Required task — Set the listing down again in full, word for word, with the pictures left out.
Begin
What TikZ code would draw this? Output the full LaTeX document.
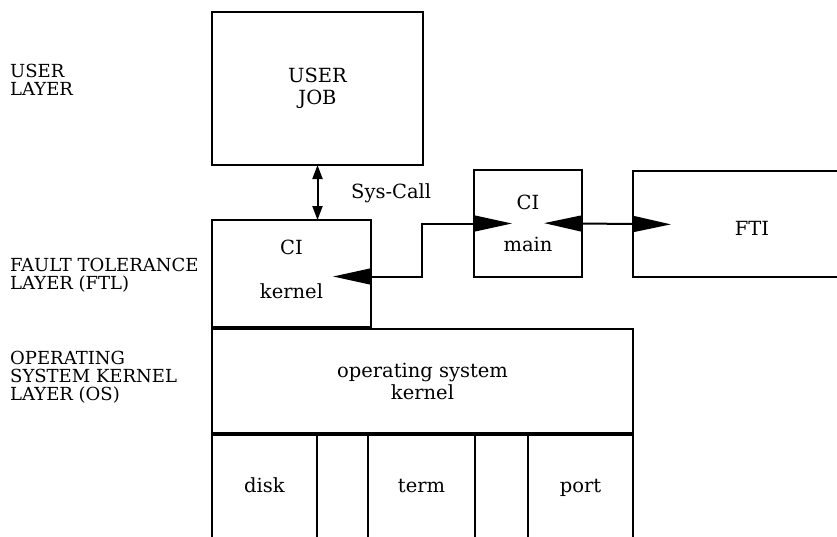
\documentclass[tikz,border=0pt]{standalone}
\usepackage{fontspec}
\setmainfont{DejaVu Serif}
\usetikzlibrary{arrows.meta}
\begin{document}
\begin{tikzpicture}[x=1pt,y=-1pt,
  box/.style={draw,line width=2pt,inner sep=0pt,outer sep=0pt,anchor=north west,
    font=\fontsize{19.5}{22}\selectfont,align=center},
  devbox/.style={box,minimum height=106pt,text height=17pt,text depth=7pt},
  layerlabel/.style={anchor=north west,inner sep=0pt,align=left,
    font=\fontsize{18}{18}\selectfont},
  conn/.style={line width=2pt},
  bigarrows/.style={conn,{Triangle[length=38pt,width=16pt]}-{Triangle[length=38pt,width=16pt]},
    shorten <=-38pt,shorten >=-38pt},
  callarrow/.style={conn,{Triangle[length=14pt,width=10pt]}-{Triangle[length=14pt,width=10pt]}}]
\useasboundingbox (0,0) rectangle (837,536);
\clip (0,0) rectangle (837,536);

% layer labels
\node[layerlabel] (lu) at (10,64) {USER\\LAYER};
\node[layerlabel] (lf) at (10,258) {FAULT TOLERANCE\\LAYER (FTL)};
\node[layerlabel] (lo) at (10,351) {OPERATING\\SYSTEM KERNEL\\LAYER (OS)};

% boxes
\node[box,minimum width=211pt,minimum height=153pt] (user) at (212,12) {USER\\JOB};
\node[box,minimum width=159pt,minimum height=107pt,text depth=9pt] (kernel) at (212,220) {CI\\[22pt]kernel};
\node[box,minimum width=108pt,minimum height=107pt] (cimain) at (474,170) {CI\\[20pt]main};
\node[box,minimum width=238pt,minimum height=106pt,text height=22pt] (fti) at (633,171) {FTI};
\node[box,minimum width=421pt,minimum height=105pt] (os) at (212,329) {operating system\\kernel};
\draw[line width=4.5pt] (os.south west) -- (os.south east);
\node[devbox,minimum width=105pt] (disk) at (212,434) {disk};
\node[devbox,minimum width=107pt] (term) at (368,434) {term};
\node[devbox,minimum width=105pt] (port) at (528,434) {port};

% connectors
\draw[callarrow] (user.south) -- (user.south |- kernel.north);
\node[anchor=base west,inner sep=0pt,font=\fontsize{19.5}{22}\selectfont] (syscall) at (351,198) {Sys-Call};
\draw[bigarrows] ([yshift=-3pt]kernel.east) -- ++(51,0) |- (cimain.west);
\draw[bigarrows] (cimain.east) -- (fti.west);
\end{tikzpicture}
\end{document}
End
Result below —
What TikZ code would draw this? Output the full LaTeX document.
\documentclass[tikz,border=0pt]{standalone}
\usepackage{fontspec}
\setmainfont{DejaVu Serif}
\usetikzlibrary{arrows.meta}
\begin{document}
\begin{tikzpicture}[x=1pt,y=-1pt,
  box/.style={draw,line width=2pt,inner sep=0pt,outer sep=0pt,anchor=north west,
    font=\fontsize{19.5}{22}\selectfont,align=center},
  devbox/.style={box,minimum height=106pt,text height=17pt,text depth=7pt},
  layerlabel/.style={anchor=north west,inner sep=0pt,align=left,
    font=\fontsize{18}{18}\selectfont},
  conn/.style={line width=2pt},
  bigarrows/.style={conn,{Triangle[length=38pt,width=16pt]}-{Triangle[length=38pt,width=16pt]},
    shorten <=-38pt,shorten >=-38pt},
  callarrow/.style={conn,{Triangle[length=14pt,width=10pt]}-{Triangle[length=14pt,width=10pt]}}]
\useasboundingbox (0,0) rectangle (837,536);
\clip (0,0) rectangle (837,536);

% layer labels
\node[layerlabel] (lu) at (10,64) {USER\\LAYER};
\node[layerlabel] (lf) at (10,258) {FAULT TOLERANCE\\LAYER (FTL)};
\node[layerlabel] (lo) at (10,351) {OPERATING\\SYSTEM KERNEL\\LAYER (OS)};

% boxes
\node[box,minimum width=211pt,minimum height=153pt] (user) at (212,12) {USER\\JOB};
\node[box,minimum width=159pt,minimum height=107pt,text depth=9pt] (kernel) at (212,220) {CI\\[22pt]kernel};
\node[box,minimum width=108pt,minimum height=107pt] (cimain) at (474,170) {CI\\[20pt]main};
\node[box,minimum width=238pt,minimum height=106pt,text height=22pt] (fti) at (633,171) {FTI};
\node[box,minimum width=421pt,minimum height=105pt] (os) at (212,329) {operating system\\kernel};
\draw[line width=4.5pt] (os.south west) -- (os.south east);
\node[devbox,minimum width=105pt] (disk) at (212,434) {disk};
\node[devbox,minimum width=107pt] (term) at (368,434) {term};
\node[devbox,minimum width=105pt] (port) at (528,434) {port};

% connectors
\draw[callarrow] (user.south) -- (user.south |- kernel.north);
\node[anchor=base west,inner sep=0pt,font=\fontsize{19.5}{22}\selectfont] (syscall) at (351,198) {Sys-Call};
\draw[bigarrows] ([yshift=-3pt]kernel.east) -- ++(51,0) |- (cimain.west);
\draw[bigarrows] (cimain.east) -- (fti.west);
\end{tikzpicture}
\end{document}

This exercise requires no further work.